# Reflective Tape For Trailers



## boots (Jan 16, 2012)

In my area I can get it from the chain auto parts stores. You can find it online, too, often with reviews.


----------



## NewToThis2020 (Jul 2, 2020)

I have been looking online but everything seems to be just the same stuff called engineer grade which I read was the minimal reflective stuff only good for a hundred feet or so. And the autoparts store sell the cheap chinese stuff. Its one of those situations where I don't know what I want until I see it haha


----------



## ACinATX (Sep 12, 2018)

I just pulled up this link and didn't read it, but it might give you some useful information:

https://autoquarterly.com/best-dot-reflective-tapes/


----------



## NewToThis2020 (Jul 2, 2020)

Interesting read though from my research 3m and Oralite are the really good dot tapes and i had never heard of these brands on that article. I already have the dot tape but am looking for something extra like firetruck reflector stuff


----------



## NewToThis2020 (Jul 2, 2020)

Okay, so I found a place that has what I am looking for. They just happen to be a few pages back on google lol 

https://reflectivepro.com/collections/horse-trailers

https://reflectivepro.com/collections/horse-trailers


----------



## horselovinguy (Oct 1, 2013)

The red & white reflective tape is a federal DOT mandate on trailers over a certain weight...think it is 10,000 pounds it becomes mandatory to be on the trailer sides, back as it is reflective.
School buses are also covered in reflective yellow tape down the sides, around emergency escape windows, around the back door and outlining the bus rear section and special stuff on bumpers...not sure we can use what is on school buses as they are under special federal mandates for some things no other vehicle is permitted to have..

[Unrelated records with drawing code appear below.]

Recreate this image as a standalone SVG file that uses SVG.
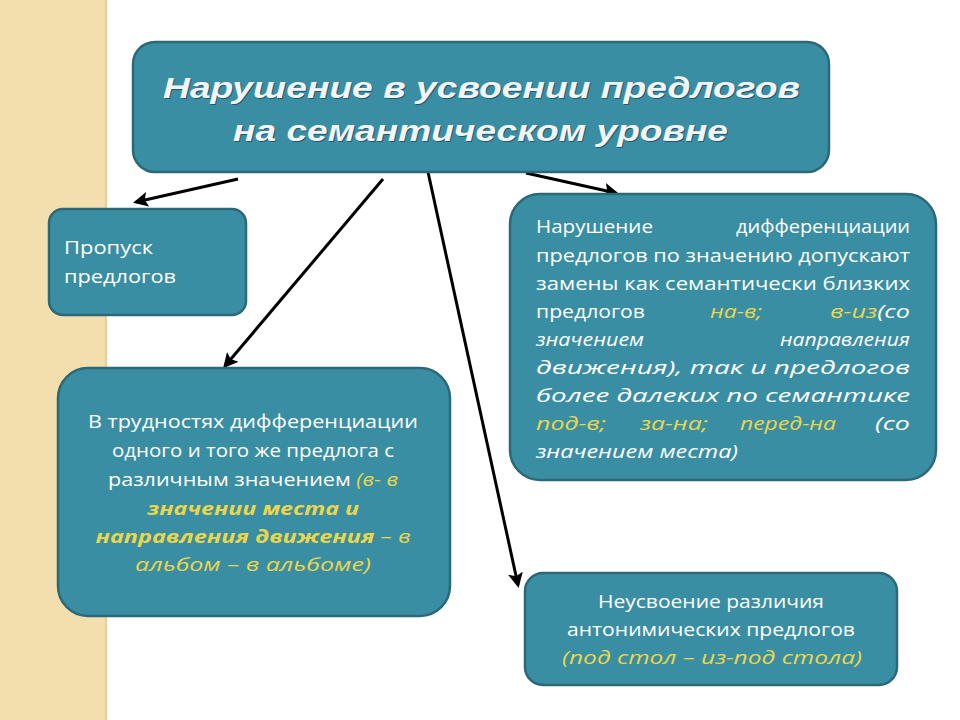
<svg xmlns="http://www.w3.org/2000/svg" width="960" height="720" viewBox="0 0 960 720">
<style>
.box{fill:#3a8ea3;stroke:#2b6878;stroke-width:2.5}
.t{font-family:"Open Sans","DejaVu Sans",sans-serif;font-size:18px;fill:#fff}
.h{font-family:"Liberation Sans",Arial,sans-serif;font-size:30px;font-weight:bold;font-style:italic;fill:#f2f4f6}
.s{fill:#24586a}
.i{font-style:italic}
.y{fill:#e9d64c;font-style:italic}
.yb{fill:#e9d64c;font-style:italic;font-weight:bold}
.c{stroke:#000;stroke-width:3;fill:none;marker-end:url(#a)}
</style>
<defs>
<marker id="a" viewBox="0 0 10 10" refX="8" refY="5" markerWidth="5" markerHeight="5" orient="auto"><path d="M0,0 L10,5 L0,10 L2,5 z" fill="#000"/></marker>
</defs>
<rect width="960" height="720" fill="#fff"/>
<rect x="0" y="0" width="106" height="720" fill="#f3dfae"/>
<line x1="106" y1="0" x2="106" y2="720" stroke="#e6cf98" stroke-width="2"/>
<g id="connectors">
<path class="c" d="M238,179 L136,202"/>
<path class="c" d="M383,179 L225,366"/>
<path class="c" d="M428,172 L518,585"/>
<path class="c" d="M526,173 L616,193"/>
</g>
<g id="title">
<rect class="box" x="133" y="42" width="696" height="130" rx="22"/>
<text class="h s" x="164" y="99" textLength="637" lengthAdjust="spacingAndGlyphs">Нарушение в усвоении предлогов</text>
<text class="h" x="163" y="98" textLength="637" lengthAdjust="spacingAndGlyphs">Нарушение в усвоении предлогов</text>
<text class="h s" x="234" y="142" textLength="495" lengthAdjust="spacingAndGlyphs">на семантическом уровне</text>
<text class="h" x="233" y="141" textLength="495" lengthAdjust="spacingAndGlyphs">на семантическом уровне</text>
</g>
<g id="skip">
<rect class="box" x="49" y="209" width="197" height="106" rx="14"/>
<text class="t" x="64" y="254" textLength="89" lengthAdjust="spacingAndGlyphs">Пропуск</text>
<text class="t" x="64" y="283" textLength="112" lengthAdjust="spacingAndGlyphs">предлогов</text>
</g>
<g id="same">
<rect class="box" x="58" y="368" width="392" height="248" rx="30"/>
<text class="t" x="253" y="428" text-anchor="middle" textLength="330" lengthAdjust="spacingAndGlyphs">В трудностях дифференциации</text>
<text class="t" x="253" y="457" text-anchor="middle" textLength="282" lengthAdjust="spacingAndGlyphs">одного и того же предлога с</text>
<text class="t" x="253" y="486" text-anchor="middle" textLength="290" lengthAdjust="spacingAndGlyphs">различным значением <tspan class="y">(в- в</tspan></text>
<text class="t yb" x="253" y="515" text-anchor="middle" textLength="212" lengthAdjust="spacingAndGlyphs">значении места и</text>
<text class="t" x="253" y="543" text-anchor="middle" textLength="315" lengthAdjust="spacingAndGlyphs"><tspan class="yb">направления движения</tspan><tspan class="y"> – в</tspan></text>
<text class="t y" x="253" y="571" text-anchor="middle" textLength="236" lengthAdjust="spacingAndGlyphs">альбом – в альбоме)</text>
</g>
<g id="diff">
<rect class="box" x="510" y="194" width="426" height="286" rx="30"/>
<text class="t" x="536" y="233" textLength="117" lengthAdjust="spacingAndGlyphs">Нарушение</text>
<text class="t" x="910" y="233" text-anchor="end" textLength="174" lengthAdjust="spacingAndGlyphs">дифференциации</text>
<text class="t" x="536" y="262" textLength="374" lengthAdjust="spacingAndGlyphs">предлогов по значению допускают</text>
<text class="t" x="536" y="290" textLength="374" lengthAdjust="spacingAndGlyphs">замены как семантически близких</text>
<text class="t" x="536" y="318" textLength="109" lengthAdjust="spacingAndGlyphs">предлогов</text>
<text class="t y" x="710" y="318" textLength="52" lengthAdjust="spacingAndGlyphs">на-в;</text>
<text class="t i" x="910" y="318" text-anchor="end" textLength="80" lengthAdjust="spacingAndGlyphs"><tspan class="y">в-из</tspan>(со</text>
<text class="t i" x="536" y="346" textLength="108" lengthAdjust="spacingAndGlyphs">значением</text>
<text class="t i" x="910" y="346" text-anchor="end" textLength="130" lengthAdjust="spacingAndGlyphs">направления</text>
<text class="t i" x="536" y="374" textLength="374" lengthAdjust="spacingAndGlyphs">движения), так и предлогов</text>
<text class="t i" x="536" y="402" textLength="374" lengthAdjust="spacingAndGlyphs">более далеких по семантике</text>
<text class="t y" x="536" y="430" textLength="70" lengthAdjust="spacingAndGlyphs">под-в;</text>
<text class="t y" x="640" y="430" textLength="68" lengthAdjust="spacingAndGlyphs">за-на;</text>
<text class="t y" x="740" y="430" textLength="96" lengthAdjust="spacingAndGlyphs">перед-на</text>
<text class="t i" x="910" y="430" text-anchor="end" textLength="35" lengthAdjust="spacingAndGlyphs">(со</text>
<text class="t i" x="536" y="458" textLength="202" lengthAdjust="spacingAndGlyphs">значением места)</text>
</g>
<g id="anton">
<rect class="box" x="525" y="573" width="372" height="112" rx="18"/>
<text class="t" x="711" y="608" text-anchor="middle" textLength="226" lengthAdjust="spacingAndGlyphs">Неусвоение различия</text>
<text class="t" x="711" y="636" text-anchor="middle" textLength="288" lengthAdjust="spacingAndGlyphs">антонимических предлогов</text>
<text class="t y" x="712" y="664" text-anchor="middle" textLength="300" lengthAdjust="spacingAndGlyphs">(под стол – из-под стола)</text>
</g>
</svg>
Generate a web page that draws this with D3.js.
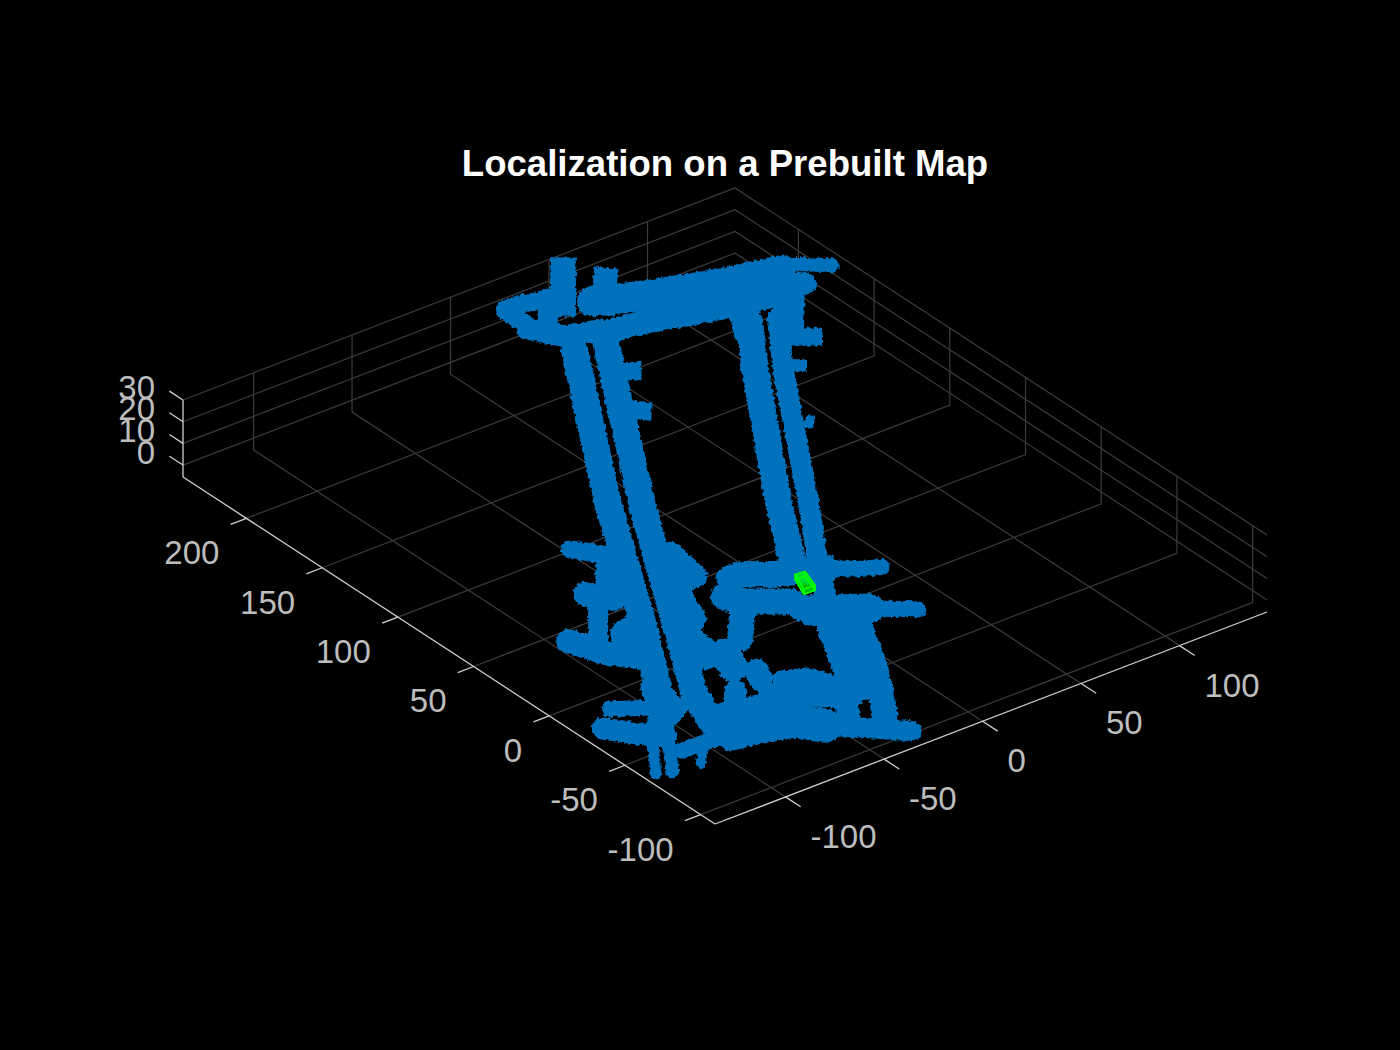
<!DOCTYPE html>
<html>
<head>
<meta charset="utf-8">
<script src="https://cdn.jsdelivr.net/npm/d3@7/dist/d3.min.js"></script>
<style>html,body{margin:0;background:#000}svg{display:block}</style>
</head>
<body>
<svg id="chart" width="1400" height="1050"></svg>
<script>
// ---- values: [x, y] in map units, map treated as flat at z = 0 ----
const xTicks = [-100, -50, 0, 50, 100];
const yTicks = [-100, -50, 0, 50, 100, 150, 200];
const zTicks = [0, 10, 20, 30];
const xLimits = [-135.8, 144.4];
const yLimits = [-109.5, 241.9];
const zLimits = [-5.5, 30];
const titleText = "Localization on a Prebuilt Map";

const laneLeftOuter = [[46.2,220.4],[-19.7,112],[-64.4,31.9],[-97.4,-23.8],[-114.6,-46.1]];
const laneLeftInner = [[58.9,215.8],[-8.8,103.8],[-83.4,-27.3],[-91.9,-48.2]];
const laneRightOuter = [[114.6,193.6],[93,161.5],[34.7,70],[12.9,33.4]];
const laneRightInner = [[126,190],[101.8,154.4],[44.3,62.7],[18.7,23.4],[2.2,-4.3]];
const laneRightTop = [[144.6,206],[124.9,180.8]];
const stubTopA = [[81,272.9],[64.7,251.8]];
const stubTopB = [[90,256.8],[77.6,242.1]];
const barTopLeftUpper = [[43.7,262.7],[50.9,262.2],[67.7,255.6]];
const barTopLeftLink = [[42.7,261.4],[42.7,248.4]];
const barTopLeftLower = [[41.2,244.6],[49.2,230.6],[63.3,225.9]];
const barTopLeftCross = [[62.4,258.6],[45.2,236.5]];
const bandUpper = [[75.1,246.1],[95.7,236.6],[125,226],[150.3,219.7]];
const bandUpperTip = [[153.7,224.1],[169.4,210.3]];
const bandLower = [[61.3,224],[82.9,219.8],[109.6,211.4],[134.3,205.8]];
const bandJoin = [[117.9,201.1],[109.7,187.3]];
const bandEast = [[141.6,215.2],[151.9,205.4]];
const spurLeftA = [[48,196],[53.8,191.7]];
const spurLeftB = [[33,169.6],[37.8,163.9]];
const spurRightA = [[121,175.1],[128.4,169.5]];
const spurRightB = [[106.7,156.8],[110.2,154.1]];
const spotEast = [[86.9,117.3],[84.4,115.2]];
const crossA = [[-16.9,35.8],[-11.2,35.9],[0,27.5],[19.1,18.1]];
const crossATip = [[19.1,18.1],[30.3,9.7],[37.5,5.8]];
const crossB = [[-6.5,-4.3],[13.3,-17.5]];
const crossBTip = [[13.3,-17.5],[28.5,-30]];
const crossC = [[-27.4,25.7],[-22.9,17.2],[-8.5,6.3],[-7.3,-6.6]];
const crossCStub = [[-27.3,13.5],[-42.7,-4.9]];
const corridorSouth = [[-2.3,-20.4],[-20.8,-57.1]];
const legWest = [[-36.1,-66.1],[-48.4,-83.9]];
const legEast = [[-22.4,-71.4],[-36.5,-92.8]];
const mainTip = [[-33.3,-106.2],[-48,-91.2],[-58.3,-81.4]];
const mainRoad = [[-58.3,-81.4],[-66,-70.5],[-83.3,-65.1],[-92.1,-63.5]];
const mainTail = [[-96.9,-62.9],[-116.6,-62.1]];
const mainUpper = [[-91.5,-50.4],[-66,-56.2]];
const branchA = [[-49.6,-40.4],[-39.4,-45],[-33.7,-59.3]];
const branchB = [[-61.1,-48.7],[-47.4,-57.2],[-35.4,-68.5]];
const barD = [[-130.8,-28.8],[-118.8,-44.8],[-114.5,-49.1]];
const barE = [[-118.9,-18.2],[-95,-33.9]];
const tailA = [[-119.7,-47.2],[-135.9,-70.6]];
const tailB = [[-117,-54.3],[-129.5,-73.4]];
const tailC = [[-105.8,-63.3],[-116.6,-75.1]];
const barF = [[-99,35.3],[-92.3,17.8],[-82.5,5.5]];
const barG = [[-53.5,93.5],[-44.6,80.8]];
const blockH = [[-46.9,73.8],[-61.7,54.9]];
const blobH = [[-70.4,61.4],[-68,54.7]];
const linkH = [[-73.5,48.8],[-88.3,29.4]];
const blobJ = [[-77.2,26],[-68.3,26.3]];
const blockK1 = [[-23.4,66],[-26.7,45.6]];
const blockK2 = [[-41.5,39.6],[-48.3,19.3]];
const linkK = [[-27.6,54.2],[-42.3,35.3]];
const blockK3 = [[-60.4,8.4],[-61.4,-6]];
const blockK4 = [[-55,-10.8],[-58.8,-20.9]];
const blockK5 = [[-53.3,-29.6],[-56,-35.6]];
const blockK6 = [[-69.9,-37.1],[-76.3,-45.3]];
const fillSouth = [[-94.1,-15.9],[-100.8,-33.5]];

const egoCornersX = [3.7, 8.4, 4.8, -0.8];
const egoCornersY = [19.2, 18.7, 7.4, 7.5];
const egoHeight = [0, 2.3];

// ---- drawing ----
const trackStyles = [
  [laneLeftOuter,27],[laneLeftInner,27],[laneRightOuter,27],[laneRightInner,21],[laneRightTop,30],
  [stubTopA,26,"square"],[stubTopB,24,"square"],[barTopLeftUpper,18],[barTopLeftLink,18],[barTopLeftLower,22],[barTopLeftCross,20],
  [bandUpper,30],[bandUpperTip,14],[bandLower,24],[bandJoin,30],[bandEast,22],
  [spurLeftA,18,"square"],[spurLeftB,18,"square"],[spurRightA,18,"square"],[spurRightB,13,"square"],[spotEast,10],
  [crossA,26],[crossATip,16],[crossB,30],[crossBTip,16],[crossC,26],[crossCStub,26],
  [corridorSouth,54],[legWest,24],[legEast,26],[mainTip,20],[mainRoad,34],[mainTail,16],[mainUpper,30],
  [branchA,16],[branchB,26],[barD,22],[barE,16],[tailA,11],[tailB,13],[tailC,10],
  [barF,24],[barG,18],[blockH,34],[blobH,24],[linkH,20],[blobJ,30],
  [blockK1,24],[blockK2,28],[linkK,26],[blockK3,32],[blockK4,30],[blockK5,24],[blockK6,22],[fillSouth,30]
];

const svg = d3.select("#chart");
svg.append("rect").attr("width",1400).attr("height",1050).attr("fill","#000");

const origin = [715, 824];
const xEdge = [552, -212], yEdge = [-532, -347], zEdge = [0, -77];
const xT = d3.scaleLinear().domain(xLimits).range([0,1]);
const yT = d3.scaleLinear().domain(yLimits).range([0,1]);
const zT = d3.scaleLinear().domain(zLimits).range([0,1]);
function project(x,y,z){
  const a=xT(x), b=yT(y), c=zT(z);
  return [origin[0]+a*xEdge[0]+b*yEdge[0]+c*zEdge[0],
          origin[1]+a*xEdge[1]+b*yEdge[1]+c*zEdge[1]];
}
const [xa,xb]=xLimits,[ya,yb]=yLimits,[za,zb]=zLimits;
const path3 = d3.line();
function poly(g,pts,color,w){
  return g.append("path").attr("d",path3(pts.map(p=>project(...p))))
    .attr("fill","none").attr("stroke",color).attr("stroke-width",w);
}

const defs = svg.append("defs");
const rough = defs.append("filter").attr("id","rough")
  .attr("x","-5%").attr("y","-5%").attr("width","110%").attr("height","110%");
rough.append("feTurbulence").attr("type","fractalNoise").attr("baseFrequency",0.28)
  .attr("numOctaves",2).attr("seed",4).attr("result","n");
rough.append("feDisplacementMap").attr("in","SourceGraphic").attr("in2","n")
  .attr("scale",5).attr("xChannelSelector","R").attr("yChannelSelector","G");

// grid
const grid = svg.append("g");
const gridColor = "#3c3c3c";
xTicks.forEach(x=>{
  poly(grid,[[x,ya,za],[x,yb,za],[x,yb,zb]],gridColor,1.2);
});
yTicks.forEach(y=>{
  poly(grid,[[xa,y,za],[xb,y,za],[xb,y,zb]],gridColor,1.2);
});
zTicks.forEach(z=>{
  poly(grid,[[xa,yb,z],[xb,yb,z],[xb,ya,z]],gridColor,1.2);
});

// axes
const axisColor = "#d0d0d0", labelColor = "#bdbdbd";
const axes = svg.append("g");
poly(axes,[[xa,ya,za],[xb,ya,za]],axisColor,1.3);
poly(axes,[[xa,ya,za],[xa,yb,za]],axisColor,1.3);
poly(axes,[[xa,yb,za],[xa,yb,zb]],axisColor,1.3);
xTicks.forEach(x=>poly(axes,[[x,ya,za],[x,ya-10,za]],axisColor,1.3));
yTicks.forEach(y=>poly(axes,[[xa,y,za],[xa-8,y,za]],axisColor,1.3));
zTicks.forEach(z=>poly(axes,[[xa,yb,z],[xa,yb+9,z]],axisColor,1.3));

const labels = svg.append("g").attr("font-family","'Liberation Sans',Arial,sans-serif")
  .attr("font-size",33).attr("fill",labelColor);
const fmt = d3.format("d");
xTicks.forEach(x=>{const p=project(x,ya,za);
  labels.append("text").attr("x",p[0]+25).attr("y",p[1]+51).attr("text-anchor","start").text(fmt(x).replace("−","-"));});
yTicks.forEach(y=>{const p=project(xa,y,za);
  labels.append("text").attr("x",p[0]-27).attr("y",p[1]+46).attr("text-anchor","end").text(fmt(y).replace("−","-"));});
zTicks.forEach(z=>{const p=project(xa,yb,z);
  labels.append("text").attr("x",p[0]-28).attr("y",p[1]-1.5).attr("text-anchor","end").text(fmt(z).replace("−","-"));});

// map
const map = svg.append("g").attr("filter","url(#rough)");
trackStyles.forEach(([track,w,cap])=>{
  map.append("path").attr("d",path3(track.map(d=>project(d[0],d[1],0))))
    .attr("fill","none").attr("stroke","#0072BD").attr("stroke-width",w)
    .attr("stroke-linecap",cap||"round").attr("stroke-linejoin","round");
});

// ego vehicle cuboid
const ego = svg.append("g");
const corner = (i,h)=>project(egoCornersX[i],egoCornersY[i],egoHeight[h]);
const faces = [
  [[0,0],[1,0],[2,0],[3,0]],
  [[0,1],[1,1],[2,1],[3,1]],
  [[0,0],[1,0],[1,1],[0,1]],
  [[1,0],[2,0],[2,1],[1,1]],
  [[2,0],[3,0],[3,1],[2,1]],
  [[3,0],[0,0],[0,1],[3,1]]
];
faces.forEach(f=>{
  ego.append("path").attr("d",path3(f.map(([i,h])=>corner(i,h)))+"Z")
    .attr("fill","#00ff00").attr("fill-opacity",0.5)
    .attr("stroke","#00ff00").attr("stroke-width",1.4).attr("stroke-linejoin","round");
});

svg.append("text").attr("x",725).attr("y",176).attr("text-anchor","middle")
  .attr("font-family","'Liberation Sans',Arial,sans-serif").attr("font-weight","bold")
  .attr("font-size",36.6).attr("fill","#fff").text(titleText);
</script>
</body>
</html>
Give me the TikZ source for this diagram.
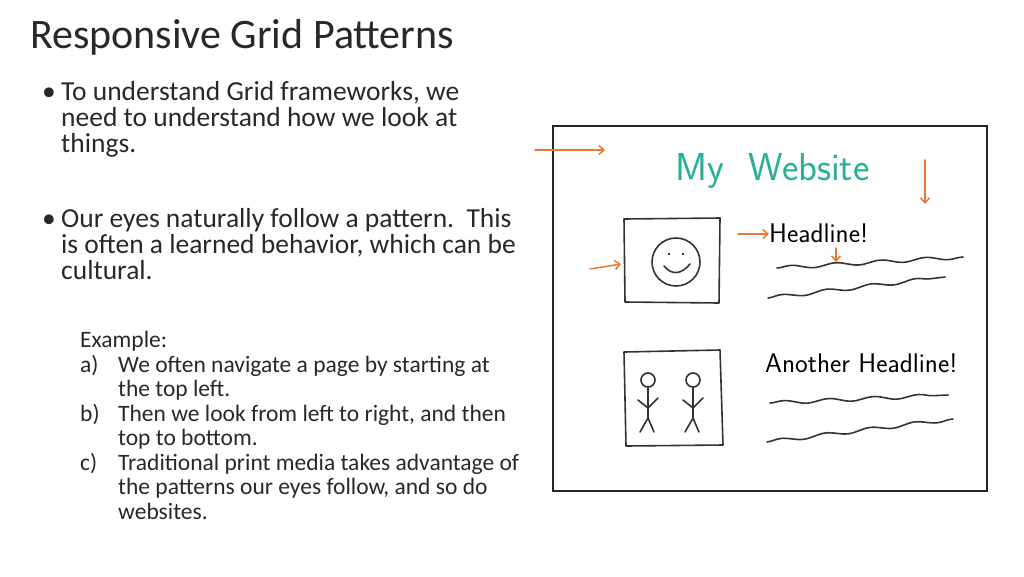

All reflective tape can come in rolls, but realize that if you use the long strips and for some reason it lifts or gets pulled loose, you just unmarked a larger area where you are now vulnerable till replaced/fixed.
If you want just the strips of about 12" long and place them along the bottom of the trailer sides and rear go to a truck shop accessory store or truck stop and they have the good stuff.
I would suggest you place it on your rear doors and over the dual axles fender area so you mark the trailer in the dark...it reflects back easily to following drivers.
When you are pulling across a dark road at night, most trailers have only front side markers are reflective often and rear top clearance light, _center of the trailer is dark._..reflective tape makes you seen and alerts a driver of the dark hulking shape is indeed something to *not* hit broadside. :shock:
The reflective signs that say "HORSES ONBOARD" "CAUTION HORSES" for trailer rear...not a bad idea to make you seen...just make sure they are placed at legal heights as there are laws for such things many not know about...it has to do with federal regulations.
Make sure the size of reflective you pick will fit your trailer application as what works on a commercial tractor-trailer is not going to fit as well on your narrower 2-horse trailer 6' wide that may have rear doors that open, not a 8' wall of solid to affix that to...sizing can make a difference.
:runninghorse2:...


----------